■ **What the task asks**
Return the material exactly, first line through the line containing "type Pt = [number, number];", and nothing more. Pictures stay out.

■ **Supplied information**
━━━━━━━━━━━━━━━━━━━━

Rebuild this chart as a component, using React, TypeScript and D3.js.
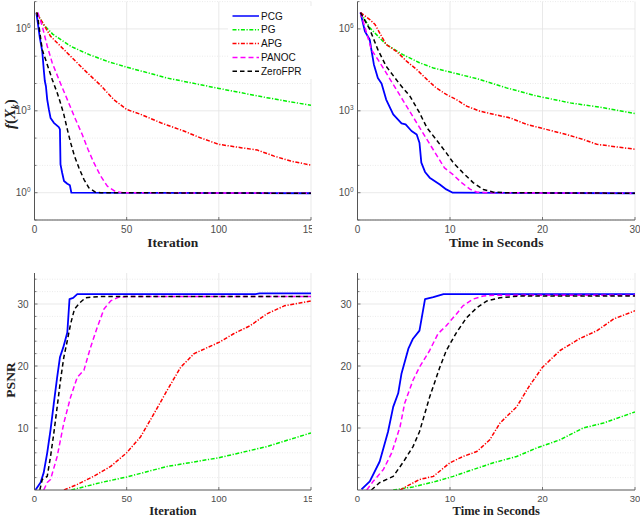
import React from 'react';
import * as d3 from 'd3';

type Pt = [number, number];

const SERIES_NAMES = ['PCG', 'PG', 'APG', 'PANOC', 'ZeroFPR'];
const SERIES_COLORS = ['#0000ff', '#00f000', '#ff0000', '#ff00ff', '#000000'];
const SERIES_DASH = ['none', '4,1.6,1.2,1.6', '4,1.6,1.2,1.6', '5,3', '4.5,3'];

const ITER_TICKS = [0, 50, 100, 150];
const TIME_TICKS = [0, 10, 20, 30];
const LOG_TICKS = [0, 3, 6];
const LOG_MINOR = [-1, 0, 1, 2, 3, 4, 5, 6, 7];
const PSNR_TICKS = [10, 20, 30];
const PSNR_MINOR = [2, 4, 6, 8, 10, 12, 14, 16, 18, 20, 22, 24, 26, 28, 30, 32, 34];

// log10 f(X_k) vs iteration
const fIterPCG: Pt[] = [[1, 6.6], [1.8, 6.22], [2.9, 5.67], [4.2, 5.18], [5.1, 4.45], [5.6, 4.09], [6.2, 3.9], [6.9, 3.41], [7.8, 3.05], [8.7, 2.74], [10.5, 2.56], [13.2, 2.4], [13.8, 2.32], [14.1, 1.04], [15, 0.73], [16, 0.43], [17.8, 0.33], [19.2, 0.27], [20, 0], [150, -0.02]];
const fIterPG: Pt[] = [[1, 6.6], [5, 6.15], [10, 5.8], [20, 5.35], [30, 5.05], [40, 4.8], [50, 4.6], [72, 4.2], [100, 3.82], [126, 3.48], [150, 3.2]];
const fIterAPG: Pt[] = [[1, 6.6], [5, 6.16], [8.7, 5.73], [17.8, 5.12], [26.8, 4.51], [35.9, 3.93], [43, 3.41], [50, 3.05], [57.6, 2.87], [68.5, 2.56], [81, 2.26], [90, 2.01], [100, 1.77], [112, 1.65], [121, 1.56], [130, 1.34], [139, 1.16], [150, 1.01]];
const fIterPANOC: Pt[] = [[1.8, 6.6], [4.2, 6.1], [6.9, 5.37], [9.6, 4.76], [13.2, 4.15], [17.8, 3.41], [22.3, 2.68], [25.9, 2.13], [29, 1.59], [32.2, 1.1], [35.9, 0.61], [39.5, 0.24], [44, 0.04], [48, 0], [150, -0.02]];
const fIterZeroFPR: Pt[] = [[1.4, 6.6], [4.2, 5.24], [6.9, 4.7], [9.6, 4.15], [12.3, 3.66], [13.8, 3.35], [15.9, 2.87], [17.8, 2.32], [19.6, 1.83], [21.7, 1.34], [24.1, 0.91], [26.8, 0.49], [29.5, 0.18], [33, 0.02], [36, 0], [150, -0.02]];

// log10 f(X_k) vs time
const fTimePCG: Pt[] = [[0.32, 6.6], [0.8, 5.91], [1.33, 5.6], [1.5, 5.24], [1.77, 4.7], [2.2, 4.2], [2.6, 4.0], [3.1, 3.41], [3.86, 2.87], [4.76, 2.54], [5.2, 2.5], [5.84, 2.26], [6.4, 2.13], [6.7, 1.83], [6.9, 1.1], [7.3, 0.76], [7.8, 0.55], [8.9, 0.3], [9.6, 0.12], [10.3, 0], [30, -0.02]];
const fTimePG: Pt[] = [[0.32, 6.6], [1.33, 6.04], [2.4, 5.67], [3.1, 5.43], [4.9, 5.06], [6.7, 4.76], [8.2, 4.57], [10.35, 4.39], [13.2, 4.15], [16.1, 3.84], [19.4, 3.54], [23, 3.29], [26.6, 3.11], [30, 2.9]];
const fTimeAPG: Pt[] = [[0.32, 6.6], [1.33, 6.34], [1.9, 6.16], [2.6, 5.73], [3.1, 5.43], [4.2, 5.18], [5.3, 4.82], [6.4, 4.51], [7.5, 4.15], [8.5, 3.84], [9.6, 3.6], [10.7, 3.41], [11.8, 3.17], [13.2, 2.99], [14.7, 2.87], [16.5, 2.74], [18.3, 2.5], [20.4, 2.32], [22.6, 2.13], [24.4, 1.95], [25.9, 1.77], [27.3, 1.71], [30, 1.59]];
const fTimePANOC: Pt[] = [[0.32, 6.6], [0.9, 5.95], [1.5, 5.24], [2.2, 4.88], [3.1, 4.39], [4.2, 3.78], [5.3, 3.17], [6.4, 2.56], [7.5, 1.95], [8.4, 1.46], [9.4, 0.91], [10.3, 0.67], [11.25, 0.37], [12.2, 0.12], [12.9, 0.02], [14, 0], [30, -0.02]];
const fTimeZeroFPR: Pt[] = [[0.32, 6.6], [1.33, 5.98], [2.2, 5.24], [3.1, 4.63], [4.6, 3.96], [5.66, 3.54], [6.7, 2.93], [7.5, 2.38], [8.5, 1.95], [9.6, 1.46], [10.35, 1.1], [11.4, 0.73], [12.5, 0.37], [13.6, 0.12], [14.7, 0.02], [16, 0], [30, -0.02]];

// PSNR vs iteration
const pIterPCG: Pt[] = [[0.5, 0], [3.3, 1.2], [5, 2.8], [6.9, 6], [8.7, 9.7], [10.5, 14], [12.3, 18.2], [13.8, 21.4], [15.6, 23], [17.8, 25.4], [19, 30.8], [21, 31], [23.2, 31.6], [120, 31.6], [122, 31.7], [150, 31.7]];
const pIterPG: Pt[] = [[20, 0], [36, 1.2], [50, 2.1], [72, 3.8], [100, 5.2], [126, 7], [150, 9.2]];
const pIterAPG: Pt[] = [[16, 0], [23.2, 0.9], [32, 2.2], [41.3, 3.8], [50, 6], [57.6, 8.6], [65, 12.4], [72, 16.1], [79.3, 19.8], [86.6, 22], [94, 23], [100, 23.8], [108, 25.2], [117, 26.5], [126, 28.4], [135.5, 29.7], [150, 30.5]];
const pIterPANOC: Pt[] = [[5, 0], [6.9, 1.2], [8.7, 1.7], [12.3, 5.4], [15.9, 10.8], [19.6, 15], [23.2, 18.2], [26.8, 19.3], [30.4, 23], [34, 26.2], [37.7, 29.2], [41.3, 30.5], [45.8, 31.1], [50, 31.2], [150, 31.2]];
const pIterZeroFPR: Pt[] = [[2.9, 0], [4.2, 1.7], [6.9, 2.2], [8.7, 5.4], [10.5, 9.2], [12.3, 13.4], [14.1, 17.7], [15.9, 21.4], [17.8, 24.1], [19.6, 26.8], [21.7, 29.2], [24.6, 30.2], [27.7, 31], [30.4, 31.1], [35, 31.2], [150, 31.2]];

// PSNR vs time
const pTimePCG: Pt[] = [[0.43, 0.1], [1.33, 1.4], [2.4, 4.6], [3.3, 9.4], [3.86, 13.4], [4.4, 15.6], [4.76, 18.8], [5.5, 22.8], [6, 24.4], [6.7, 25.7], [7.3, 30.8], [8.2, 31.1], [9.3, 31.6], [30, 31.6]];
const pTimePG: Pt[] = [[3.86, 0], [6, 0.5], [8.5, 1.4], [10.35, 2.2], [12.5, 3.3], [14.7, 4.4], [17.2, 5.4], [19.4, 6.8], [21.9, 8.1], [24.4, 10], [26.6, 10.8], [30, 12.6]];
const pTimeAPG: Pt[] = [[4.6, 0], [5.7, 0.9], [6.7, 1.7], [8.2, 2.2], [10, 4.4], [11.4, 5.4], [12.9, 6.2], [14.3, 8.1], [15.4, 10.8], [17.2, 13.4], [18.5, 16.6], [20, 19.8], [21.9, 22.5], [24, 24.4], [25.9, 25.7], [27.7, 27.6], [30, 28.9]];
const pTimePANOC: Pt[] = [[1, 0], [1.7, 1.4], [2.8, 3.3], [3.7, 6], [4.6, 10.2], [5.1, 14], [6, 17.7], [6.7, 19.8], [7.8, 22.5], [8.7, 25.2], [9.6, 26.5], [10.7, 28.4], [11.4, 29.7], [12.5, 30.8], [13.6, 31.3], [14.7, 31.4], [30, 31.4]];
const pTimeZeroFPR: Pt[] = [[1.5, 0], [2.4, 1.2], [3.86, 2.2], [4.9, 4.4], [6, 7], [6.7, 9.4], [7.8, 15], [8.9, 19.8], [9.6, 22.5], [10.7, 25.4], [11.8, 27.8], [12.9, 29.4], [14, 30.5], [15.4, 31], [17.6, 31.3], [30, 31.3]];

const TICK_FONT = '"Liberation Sans", Arial, sans-serif';
const LABEL_FONT = '"Liberation Serif", "DejaVu Serif", serif';
const TICK_COLOR = '#4d4d4d';
const GRID_MAJOR = '#e3e3e3';
const GRID_MINOR = '#e6e6e6';

interface PanelProps {
  id: string;
  left: number;
  right: number;
  top: number;
  bottom: number;
  xMax: number;
  xTicks: number[];
  log: boolean;
  series: Pt[][];
  xLabel: string;
  labelOffset: number;
  labelSize: number;
  tickOffset: number;
  tickSize: number;
  clipW: number;
  clipX: number;
  legend?: boolean;
}

function Panel(p: PanelProps) {
  const x = d3.scaleLinear().domain([0, p.xMax]).range([p.left, p.right]);
  const y = p.log
    ? d3.scaleLinear().domain([-1, 7]).range([p.bottom, p.top])
    : d3.scaleLinear().domain([0, 35]).range([p.bottom, p.top]);
  const yMajor = p.log ? LOG_TICKS : PSNR_TICKS;
  const yMinor = p.log ? LOG_MINOR : PSNR_MINOR;
  const line = d3.line<Pt>().x((d) => x(d[0])).y((d) => y(d[1]));
  const clipId = 'clip-' + p.id;
  const outerId = 'outer-' + p.id;
  const tickLabelY = p.bottom + p.tickOffset;
  return (
    <g clipPath={`url(#${outerId})`}>
      <defs>
        <clipPath id={clipId}>
          <rect x={p.left} y={p.top} width={p.right - p.left} height={p.bottom - p.top} />
        </clipPath>
        <clipPath id={outerId}>
          <rect x={p.clipX} y={0} width={p.clipW} height={518} />
        </clipPath>
      </defs>
      {yMinor.filter((v) => !yMajor.includes(v)).map((v) => (
        <line key={'mg' + v} x1={p.left} x2={p.right} y1={y(v)} y2={y(v)} stroke={GRID_MINOR} strokeWidth={0.8} strokeDasharray="1,1.5" />
      ))}
      {yMajor.map((v) => (
        <line key={'yg' + v} x1={p.left} x2={p.right} y1={y(v)} y2={y(v)} stroke={GRID_MAJOR} strokeWidth={0.8} />
      ))}
      {p.xTicks.filter((v) => v > 0).map((v) => (
        <line key={'xg' + v} x1={x(v)} x2={x(v)} y1={p.top} y2={p.bottom} stroke={GRID_MAJOR} strokeWidth={0.8} />
      ))}
      <g clipPath={`url(#${clipId})`}>
        {p.series.map((s, i) => (
          <path key={i} d={line(s) || ''} fill="none" stroke={SERIES_COLORS[i]} strokeWidth={i === 0 ? 1.8 : 1.5} strokeDasharray={SERIES_DASH[i]} strokeLinejoin="round" />
        ))}
      </g>
      <line x1={p.left} x2={p.left} y1={p.top} y2={p.bottom} stroke="#555" strokeWidth={1} />
      <line x1={p.left} x2={p.right} y1={p.bottom} y2={p.bottom} stroke="#555" strokeWidth={1} />
      {yMinor.map((v) => (
        <line key={'mt' + v} x1={p.left} x2={p.left + (yMajor.includes(v) ? 3 : 2)} y1={y(v)} y2={y(v)} stroke="#555" strokeWidth={0.8} />
      ))}
      {p.xTicks.map((v) => (
        <line key={'xt' + v} x1={x(v)} x2={x(v)} y1={p.bottom} y2={p.bottom - 3} stroke="#555" strokeWidth={0.8} />
      ))}
      {p.xTicks.map((v) => (
        <text key={'xl' + v} x={x(v)} y={tickLabelY} textAnchor="middle" fontFamily={TICK_FONT} fontSize={p.tickSize} fill={TICK_COLOR}>{v}</text>
      ))}
      {yMajor.map((v) =>
        p.log ? (
          <text key={'yl' + v} x={p.left - 4} y={y(v) + 3.5} textAnchor="end" fontFamily={TICK_FONT} fontSize={10} fill={TICK_COLOR}>
            10<tspan dy={-4} fontSize={6.5}>{v}</tspan>
          </text>
        ) : (
          <text key={'yl' + v} x={p.left - 6} y={y(v) + 3.5} textAnchor="end" fontFamily={TICK_FONT} fontSize={10} fill={TICK_COLOR}>{v}</text>
        )
      )}
      <text x={(p.left + p.right) / 2} y={p.bottom + p.labelOffset} textAnchor="middle" fontFamily={LABEL_FONT} fontWeight="bold" fontSize={p.labelSize} fill="#222">{p.xLabel}</text>
      {p.legend && (
        <g>
          <rect x={228} y={6} width={84} height={73} fill="#fff" />
          {SERIES_NAMES.map((n, i) => {
            const ly = 16 + i * 13.8;
            return (
              <g key={n}>
                <line x1={232.5} x2={259} y1={ly} y2={ly} stroke={SERIES_COLORS[i]} strokeWidth={1.5} strokeDasharray={SERIES_DASH[i]} />
                <text x={261} y={ly + 3.5} fontFamily={TICK_FONT} fontSize={10} fill="#111">{n}</text>
              </g>
            );
          })}
        </g>
      )}
    </g>
  );
}

export default function App() {
  return (
    <svg width={640} height={518} style={{ position: 'absolute', left: 0, top: 0, background: '#fff' }}>
      <rect width={640} height={518} fill="#fff" />
      <Panel id="a" left={34.5} right={311} top={1.6} bottom={220} xMax={150} xTicks={ITER_TICKS} log={true}
        labelOffset={26.5} labelSize={13.5} tickOffset={13} tickSize={10}
        series={[fIterPCG, fIterPG, fIterAPG, fIterPANOC, fIterZeroFPR]} xLabel="Iteration" clipX={0} clipW={312} legend={true} />
      <Panel id="b" left={357.5} right={635} top={1.6} bottom={220} xMax={30} xTicks={TIME_TICKS} log={true}
        labelOffset={26.5} labelSize={13.5} tickOffset={13} tickSize={10}
        series={[fTimePCG, fTimePG, fTimeAPG, fTimePANOC, fTimeZeroFPR]} xLabel="Time in Seconds" clipX={312} clipW={328} />
      <Panel id="c" left={34.5} right={311} top={273} bottom={490} xMax={150} xTicks={ITER_TICKS} log={false}
        labelOffset={25} labelSize={12.5} tickOffset={11.5} tickSize={9.5}
        series={[pIterPCG, pIterPG, pIterAPG, pIterPANOC, pIterZeroFPR]} xLabel="Iteration" clipX={0} clipW={312} />
      <Panel id="d" left={357.5} right={635} top={273} bottom={490} xMax={30} xTicks={TIME_TICKS} log={false}
        labelOffset={25} labelSize={12.5} tickOffset={11.5} tickSize={9.5}
        series={[pTimePCG, pTimePG, pTimeAPG, pTimePANOC, pTimeZeroFPR]} xLabel="Time in Seconds" clipX={312} clipW={328} />
      <text transform="translate(15,114) rotate(-90)" textAnchor="middle" fontFamily={LABEL_FONT} fontSize={15} fontWeight="bold" fill="#222">
        <tspan fontStyle="italic">f</tspan>(<tspan fontStyle="italic">X</tspan><tspan fontStyle="italic" fontSize={9.5} dy={3}>k</tspan><tspan dy={-3}>)</tspan>
      </text>
      <text transform="translate(15,380) rotate(-90)" textAnchor="middle" fontFamily={LABEL_FONT} fontSize={13.5} fontWeight="bold" fill="#222">PSNR</text>
    </svg>
  );
}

━━━━━━━━━━━━━━━━━━━━

■ **Exercise result**
Rebuild this chart as a component, using React, TypeScript and D3.js.
import React from 'react';
import * as d3 from 'd3';

type Pt = [number, number];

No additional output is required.